== Supplied information ==

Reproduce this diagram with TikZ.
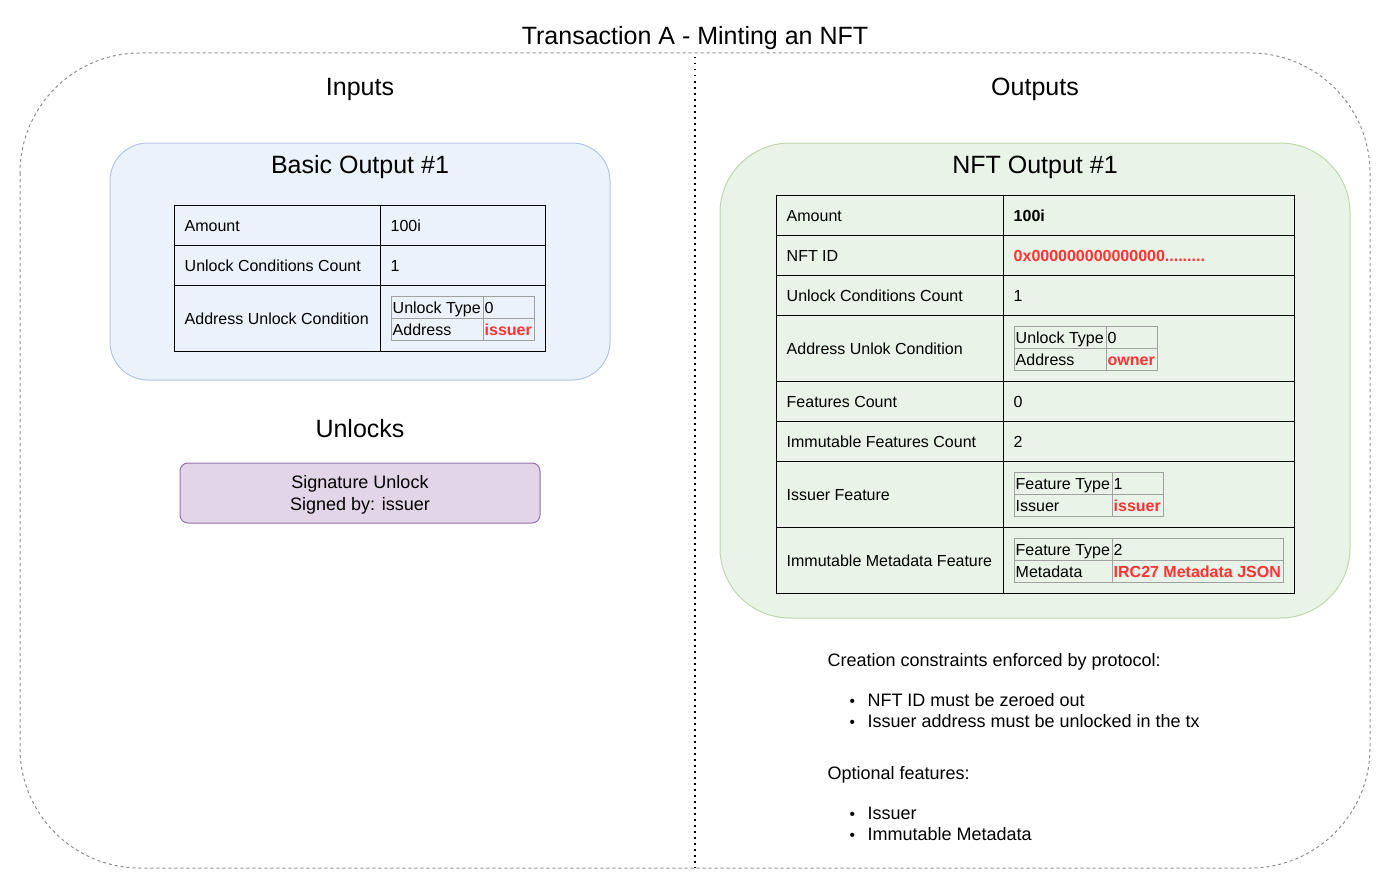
\documentclass[tikz,border=0pt]{standalone}
\usepackage{fontspec}
\setmainfont{Liberation Sans}

\definecolor{inputfill}{HTML}{ECF2FC}
\definecolor{inputdraw}{HTML}{B2C6E3}
\definecolor{outputfill}{HTML}{E9F3E8}
\definecolor{outputdraw}{HTML}{BDD8AE}
\definecolor{unlockfill}{HTML}{E1D5E7}
\definecolor{unlockdraw}{HTML}{9673A6}
\definecolor{valred}{HTML}{FF3333}
\definecolor{framegray}{HTML}{8F8F8F}
\definecolor{subgray}{HTML}{A0A0A0}

\tikzset{
	heading/.style={inner sep=0pt, font=\fontsize{25}{30}\selectfont, text height=17.9pt, text depth=0pt},
	cell/.style={anchor=west, inner sep=0pt, xshift=-0.8pt, yshift=-0.8pt, font=\fontsize{16}{19}\selectfont, text height=11.5pt, text depth=0pt},
	redval/.style={cell, text=valred, font=\fontsize{16}{19}\selectfont\bfseries},
	note/.style={anchor=west, inner sep=0pt, font=\fontsize{18}{22}\selectfont, text height=12.9pt, text depth=0pt},
	dot/.style={note, font=\fontsize{15.5}{18}\selectfont},
	subtable/.style={draw=subgray, line width=1pt}
}

\begin{document}
\begin{tikzpicture}[x=1pt,y=-1pt,line width=1pt]
		\useasboundingbox (0,0) rectangle (1392,891);

		% transaction frame and divider
		\draw[framegray, dash pattern=on 3pt off 3pt, rounded corners=120pt] (20,53) rectangle (1370,868);
		\draw[dash pattern=on 1.5pt off 4.5pt, line width=1.3pt] (695,57) -- (695,868);

		\node[heading] (txtitle) at (695,36) {Transaction A - Minting an NFT};
		\node[heading] (inputs) at (360,87) {Inputs};
		\node[heading] (outputs) at (1035,87) {Outputs};

		% basic output
		\draw[inputdraw, fill=inputfill, rounded corners=38pt] (110,143) rectangle (610,380);
		\node[heading] (basictitle) at (360,165) {Basic Output \#1};

		\draw (174,205) rectangle (545,351);
		\draw (380,205) -- (380,351);
		\draw (174,245) -- (545,245);
		\draw (174,285) -- (545,285);

		\node[cell] (bamount) at (185,225) {Amount};
		\node[cell] (bamountv) at (391,225) {100i};
		\node[cell] (bcount) at (185,265) {Unlock Conditions Count};
		\node[cell] (bcountv) at (391,265) {1};
		\node[cell] (baddr) at (185,318) {Address Unlock Condition};

		\draw[subtable] (391,296) rectangle (534,340);
		\draw[subtable] (483,296) -- (483,340);
		\draw[subtable] (391,318) -- (534,318);
		\node[cell] (btype) at (393,307) {Unlock Type};
		\node[cell] (btypev) at (485,307) {0};
		\node[cell] (baddress) at (393,329) {Address};
		\node[redval] (baddressv) at (485,329) {issuer};

		% unlocks
		\node[heading] (unlocks) at (360,429) {Unlocks};
		\draw[unlockdraw, fill=unlockfill, rounded corners=8pt] (180,463) rectangle (540,523);
		\node[inner sep=0pt, align=center, font=\fontsize{18}{22}\selectfont] (sigunlock) at (360,495) {Signature Unlock\\Signed by: issuer};

		% nft output
		\draw[outputdraw, fill=outputfill, rounded corners=70pt] (720,143) rectangle (1350,618);
		\node[heading] (nfttitle) at (1035,165) {NFT Output \#1};

		\draw (776,195) rectangle (1294,593);
		\draw (1003,195) -- (1003,593);
		\draw (776,235) -- (1294,235);
		\draw (776,275) -- (1294,275);
		\draw (776,315) -- (1294,315);
		\draw (776,381) -- (1294,381);
		\draw (776,421) -- (1294,421);
		\draw (776,461) -- (1294,461);
		\draw (776,527) -- (1294,527);

		\node[cell] (namount) at (787,215) {Amount};
		\node[cell, font=\fontsize{16}{19}\selectfont\bfseries] (namountv) at (1014,215) {100i};
		\node[cell] (nid) at (787,255) {NFT ID};
		\node[redval] (nidv) at (1014,255) {0x000000000000000.........};
		\node[cell] (ncount) at (787,295) {Unlock Conditions Count};
		\node[cell] (ncountv) at (1014,295) {1};
		\node[cell] (naddr) at (787,348) {Address Unlok Condition};
		\node[cell] (nfeat) at (787,401) {Features Count};
		\node[cell] (nfeatv) at (1014,401) {0};
		\node[cell] (nimm) at (787,441) {Immutable Features Count};
		\node[cell] (nimmv) at (1014,441) {2};
		\node[cell] (nissuer) at (787,494) {Issuer Feature};
		\node[cell] (nmeta) at (787,560) {Immutable Metadata Feature};

		\draw[subtable] (1014,326) rectangle (1157,370);
		\draw[subtable] (1106,326) -- (1106,370);
		\draw[subtable] (1014,348) -- (1157,348);
		\node[cell] (ntype) at (1016,337) {Unlock Type};
		\node[cell] (ntypev) at (1108,337) {0};
		\node[cell] (naddress) at (1016,359) {Address};
		\node[redval] (naddressv) at (1108,359) {owner};

		\draw[subtable] (1014,472) rectangle (1163,516);
		\draw[subtable] (1112,472) -- (1112,516);
		\draw[subtable] (1014,494) -- (1163,494);
		\node[cell] (iftype) at (1016,483) {Feature Type};
		\node[cell] (iftypev) at (1114,483) {1};
		\node[cell] (ifissuer) at (1016,505) {Issuer};
		\node[redval] (ifissuerv) at (1114,505) {issuer};

		\draw[subtable] (1014,538) rectangle (1283,582);
		\draw[subtable] (1112,538) -- (1112,582);
		\draw[subtable] (1014,560) -- (1283,560);
		\node[cell] (mftype) at (1016,549) {Feature Type};
		\node[cell] (mftypev) at (1114,549) {2};
		\node[cell] (mfmeta) at (1016,571) {Metadata};
		\node[redval] (mfmetav) at (1114,571) {IRC27 Metadata JSON};

		% notes
		\node[note] (constraints) at (827,660) {Creation constraints enforced by protocol:};
		\node[dot] (bulleta) at (849,700) {\textbullet};
		\node[note] (itema) at (867,700) {NFT ID must be zeroed out};
		\node[dot] (bulletb) at (849,721) {\textbullet};
		\node[note] (itemb) at (867,721) {Issuer address must be unlocked in the tx};
		\node[note] (optional) at (827,773) {Optional features:};
		\node[dot] (bulletc) at (849,813) {\textbullet};
		\node[note] (itemc) at (867,813) {Issuer};
		\node[dot] (bulletd) at (849,834) {\textbullet};
		\node[note] (itemd) at (867,834) {Immutable Metadata};
	\end{tikzpicture}
\end{document}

===

### To be done
Pictures in the data above should not be copied; transcribe everything else exactly.

### Output for this task
Reproduce this diagram with TikZ.
\documentclass[tikz,border=0pt]{standalone}
\usepackage{fontspec}
\setmainfont{Liberation Sans}

\definecolor{inputfill}{HTML}{ECF2FC}
\definecolor{inputdraw}{HTML}{B2C6E3}
\definecolor{outputfill}{HTML}{E9F3E8}
\definecolor{outputdraw}{HTML}{BDD8AE}
\definecolor{unlockfill}{HTML}{E1D5E7}
\definecolor{unlockdraw}{HTML}{9673A6}
\definecolor{valred}{HTML}{FF3333}
\definecolor{framegray}{HTML}{8F8F8F}
\definecolor{subgray}{HTML}{A0A0A0}

\tikzset{
	heading/.style={inner sep=0pt, font=\fontsize{25}{30}\selectfont, text height=17.9pt, text depth=0pt},
	cell/.style={anchor=west, inner sep=0pt, xshift=-0.8pt, yshift=-0.8pt, font=\fontsize{16}{19}\selectfont, text height=11.5pt, text depth=0pt},
	redval/.style={cell, text=valred, font=\fontsize{16}{19}\selectfont\bfseries},
	note/.style={anchor=west, inner sep=0pt, font=\fontsize{18}{22}\selectfont, text height=12.9pt, text depth=0pt},
	dot/.style={note, font=\fontsize{15.5}{18}\selectfont},
	subtable/.style={draw=subgray, line width=1pt}
}

\begin{document}
\begin{tikzpicture}[x=1pt,y=-1pt,line width=1pt]
		\useasboundingbox (0,0) rectangle (1392,891);

		% transaction frame and divider
		\draw[framegray, dash pattern=on 3pt off 3pt, rounded corners=120pt] (20,53) rectangle (1370,868);
		\draw[dash pattern=on 1.5pt off 4.5pt, line width=1.3pt] (695,57) -- (695,868);

		\node[heading] (txtitle) at (695,36) {Transaction A - Minting an NFT};
		\node[heading] (inputs) at (360,87) {Inputs};
		\node[heading] (outputs) at (1035,87) {Outputs};

		% basic output
		\draw[inputdraw, fill=inputfill, rounded corners=38pt] (110,143) rectangle (610,380);
		\node[heading] (basictitle) at (360,165) {Basic Output \#1};

		\draw (174,205) rectangle (545,351);
		\draw (380,205) -- (380,351);
		\draw (174,245) -- (545,245);
		\draw (174,285) -- (545,285);

		\node[cell] (bamount) at (185,225) {Amount};
		\node[cell] (bamountv) at (391,225) {100i};
		\node[cell] (bcount) at (185,265) {Unlock Conditions Count};
		\node[cell] (bcountv) at (391,265) {1};
		\node[cell] (baddr) at (185,318) {Address Unlock Condition};

		\draw[subtable] (391,296) rectangle (534,340);
		\draw[subtable] (483,296) -- (483,340);
		\draw[subtable] (391,318) -- (534,318);
		\node[cell] (btype) at (393,307) {Unlock Type};
		\node[cell] (btypev) at (485,307) {0};
		\node[cell] (baddress) at (393,329) {Address};
		\node[redval] (baddressv) at (485,329) {issuer};

		% unlocks
		\node[heading] (unlocks) at (360,429) {Unlocks};
		\draw[unlockdraw, fill=unlockfill, rounded corners=8pt] (180,463) rectangle (540,523);
		\node[inner sep=0pt, align=center, font=\fontsize{18}{22}\selectfont] (sigunlock) at (360,495) {Signature Unlock\\Signed by: issuer};

		% nft output
		\draw[outputdraw, fill=outputfill, rounded corners=70pt] (720,143) rectangle (1350,618);
		\node[heading] (nfttitle) at (1035,165) {NFT Output \#1};

		\draw (776,195) rectangle (1294,593);
		\draw (1003,195) -- (1003,593);
		\draw (776,235) -- (1294,235);
		\draw (776,275) -- (1294,275);
		\draw (776,315) -- (1294,315);
		\draw (776,381) -- (1294,381);
		\draw (776,421) -- (1294,421);
		\draw (776,461) -- (1294,461);
		\draw (776,527) -- (1294,527);

		\node[cell] (namount) at (787,215) {Amount};
		\node[cell, font=\fontsize{16}{19}\selectfont\bfseries] (namountv) at (1014,215) {100i};
		\node[cell] (nid) at (787,255) {NFT ID};
		\node[redval] (nidv) at (1014,255) {0x000000000000000.........};
		\node[cell] (ncount) at (787,295) {Unlock Conditions Count};
		\node[cell] (ncountv) at (1014,295) {1};
		\node[cell] (naddr) at (787,348) {Address Unlok Condition};
		\node[cell] (nfeat) at (787,401) {Features Count};
		\node[cell] (nfeatv) at (1014,401) {0};
		\node[cell] (nimm) at (787,441) {Immutable Features Count};
		\node[cell] (nimmv) at (1014,441) {2};
		\node[cell] (nissuer) at (787,494) {Issuer Feature};
		\node[cell] (nmeta) at (787,560) {Immutable Metadata Feature};

		\draw[subtable] (1014,326) rectangle (1157,370);
		\draw[subtable] (1106,326) -- (1106,370);
		\draw[subtable] (1014,348) -- (1157,348);
		\node[cell] (ntype) at (1016,337) {Unlock Type};
		\node[cell] (ntypev) at (1108,337) {0};
		\node[cell] (naddress) at (1016,359) {Address};
		\node[redval] (naddressv) at (1108,359) {owner};

		\draw[subtable] (1014,472) rectangle (1163,516);
		\draw[subtable] (1112,472) -- (1112,516);
		\draw[subtable] (1014,494) -- (1163,494);
		\node[cell] (iftype) at (1016,483) {Feature Type};
		\node[cell] (iftypev) at (1114,483) {1};
		\node[cell] (ifissuer) at (1016,505) {Issuer};
		\node[redval] (ifissuerv) at (1114,505) {issuer};

		\draw[subtable] (1014,538) rectangle (1283,582);
		\draw[subtable] (1112,538) -- (1112,582);
		\draw[subtable] (1014,560) -- (1283,560);
		\node[cell] (mftype) at (1016,549) {Feature Type};
		\node[cell] (mftypev) at (1114,549) {2};
		\node[cell] (mfmeta) at (1016,571) {Metadata};
		\node[redval] (mfmetav) at (1114,571) {IRC27 Metadata JSON};

		% notes
		\node[note] (constraints) at (827,660) {Creation constraints enforced by protocol:};
		\node[dot] (bulleta) at (849,700) {\textbullet};
		\node[note] (itema) at (867,700) {NFT ID must be zeroed out};
		\node[dot] (bulletb) at (849,721) {\textbullet};
		\node[note] (itemb) at (867,721) {Issuer address must be unlocked in the tx};
		\node[note] (optional) at (827,773) {Optional features:};
		\node[dot] (bulletc) at (849,813) {\textbullet};
		\node[note] (itemc) at (867,813) {Issuer};
		\node[dot] (bulletd) at (849,834) {\textbullet};
		\node[note] (itemd) at (867,834) {Immutable Metadata};
	\end{tikzpicture}
\end{document}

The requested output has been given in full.